§ **Given data**
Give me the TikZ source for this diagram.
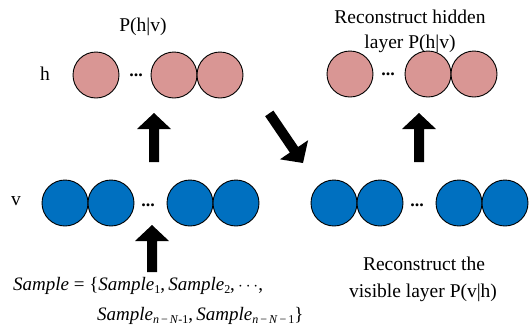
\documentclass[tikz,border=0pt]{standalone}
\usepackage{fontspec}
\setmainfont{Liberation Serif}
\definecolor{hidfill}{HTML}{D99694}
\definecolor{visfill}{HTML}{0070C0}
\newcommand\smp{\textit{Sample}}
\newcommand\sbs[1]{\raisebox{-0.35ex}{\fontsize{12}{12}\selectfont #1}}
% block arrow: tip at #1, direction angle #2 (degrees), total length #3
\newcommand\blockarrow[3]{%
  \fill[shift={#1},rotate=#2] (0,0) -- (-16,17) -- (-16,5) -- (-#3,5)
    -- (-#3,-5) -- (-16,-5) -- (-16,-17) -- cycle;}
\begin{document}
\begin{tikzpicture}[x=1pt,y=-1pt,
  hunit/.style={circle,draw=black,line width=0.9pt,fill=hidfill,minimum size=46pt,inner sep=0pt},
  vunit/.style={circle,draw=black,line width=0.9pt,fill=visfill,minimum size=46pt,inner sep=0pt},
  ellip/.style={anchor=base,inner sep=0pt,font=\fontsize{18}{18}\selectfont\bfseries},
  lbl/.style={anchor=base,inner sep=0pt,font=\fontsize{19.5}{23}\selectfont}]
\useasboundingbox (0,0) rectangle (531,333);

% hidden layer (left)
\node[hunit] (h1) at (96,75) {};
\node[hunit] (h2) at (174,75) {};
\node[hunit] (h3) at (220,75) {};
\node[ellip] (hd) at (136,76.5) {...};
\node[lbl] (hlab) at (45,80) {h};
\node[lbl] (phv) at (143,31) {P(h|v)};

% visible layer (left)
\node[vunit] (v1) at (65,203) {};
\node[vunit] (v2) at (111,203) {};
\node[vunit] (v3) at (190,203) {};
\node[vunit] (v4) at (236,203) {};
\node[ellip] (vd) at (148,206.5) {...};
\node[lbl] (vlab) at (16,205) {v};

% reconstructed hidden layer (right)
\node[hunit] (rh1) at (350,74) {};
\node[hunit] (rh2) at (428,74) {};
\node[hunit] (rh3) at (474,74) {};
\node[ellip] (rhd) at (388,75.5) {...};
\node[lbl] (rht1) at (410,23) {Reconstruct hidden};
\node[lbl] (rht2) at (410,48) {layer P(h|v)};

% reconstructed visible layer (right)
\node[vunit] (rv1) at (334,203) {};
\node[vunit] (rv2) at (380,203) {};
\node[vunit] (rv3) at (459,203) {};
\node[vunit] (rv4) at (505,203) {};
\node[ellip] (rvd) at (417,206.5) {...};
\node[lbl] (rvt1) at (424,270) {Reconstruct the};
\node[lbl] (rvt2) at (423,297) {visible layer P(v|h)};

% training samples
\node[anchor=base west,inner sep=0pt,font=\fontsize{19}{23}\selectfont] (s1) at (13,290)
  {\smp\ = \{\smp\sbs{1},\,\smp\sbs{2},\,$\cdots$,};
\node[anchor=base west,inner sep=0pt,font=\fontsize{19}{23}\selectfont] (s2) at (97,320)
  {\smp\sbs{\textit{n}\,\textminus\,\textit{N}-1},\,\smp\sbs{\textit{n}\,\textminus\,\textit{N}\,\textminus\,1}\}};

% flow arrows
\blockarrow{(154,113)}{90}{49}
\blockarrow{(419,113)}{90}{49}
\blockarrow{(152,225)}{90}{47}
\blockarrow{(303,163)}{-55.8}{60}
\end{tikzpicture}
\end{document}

§ **Description of the task**
Skip the pictures and restate exactly the lines from the beginning of the listing to the line with "(vlab) at (16,205)", that line included.

§ **Answer to this problem**
Give me the TikZ source for this diagram.
\documentclass[tikz,border=0pt]{standalone}
\usepackage{fontspec}
\setmainfont{Liberation Serif}
\definecolor{hidfill}{HTML}{D99694}
\definecolor{visfill}{HTML}{0070C0}
\newcommand\smp{\textit{Sample}}
\newcommand\sbs[1]{\raisebox{-0.35ex}{\fontsize{12}{12}\selectfont #1}}
% block arrow: tip at #1, direction angle #2 (degrees), total length #3
\newcommand\blockarrow[3]{%
  \fill[shift={#1},rotate=#2] (0,0) -- (-16,17) -- (-16,5) -- (-#3,5)
    -- (-#3,-5) -- (-16,-5) -- (-16,-17) -- cycle;}
\begin{document}
\begin{tikzpicture}[x=1pt,y=-1pt,
  hunit/.style={circle,draw=black,line width=0.9pt,fill=hidfill,minimum size=46pt,inner sep=0pt},
  vunit/.style={circle,draw=black,line width=0.9pt,fill=visfill,minimum size=46pt,inner sep=0pt},
  ellip/.style={anchor=base,inner sep=0pt,font=\fontsize{18}{18}\selectfont\bfseries},
  lbl/.style={anchor=base,inner sep=0pt,font=\fontsize{19.5}{23}\selectfont}]
\useasboundingbox (0,0) rectangle (531,333);

% hidden layer (left)
\node[hunit] (h1) at (96,75) {};
\node[hunit] (h2) at (174,75) {};
\node[hunit] (h3) at (220,75) {};
\node[ellip] (hd) at (136,76.5) {...};
\node[lbl] (hlab) at (45,80) {h};
\node[lbl] (phv) at (143,31) {P(h|v)};

% visible layer (left)
\node[vunit] (v1) at (65,203) {};
\node[vunit] (v2) at (111,203) {};
\node[vunit] (v3) at (190,203) {};
\node[vunit] (v4) at (236,203) {};
\node[ellip] (vd) at (148,206.5) {...};
\node[lbl] (vlab) at (16,205) {v};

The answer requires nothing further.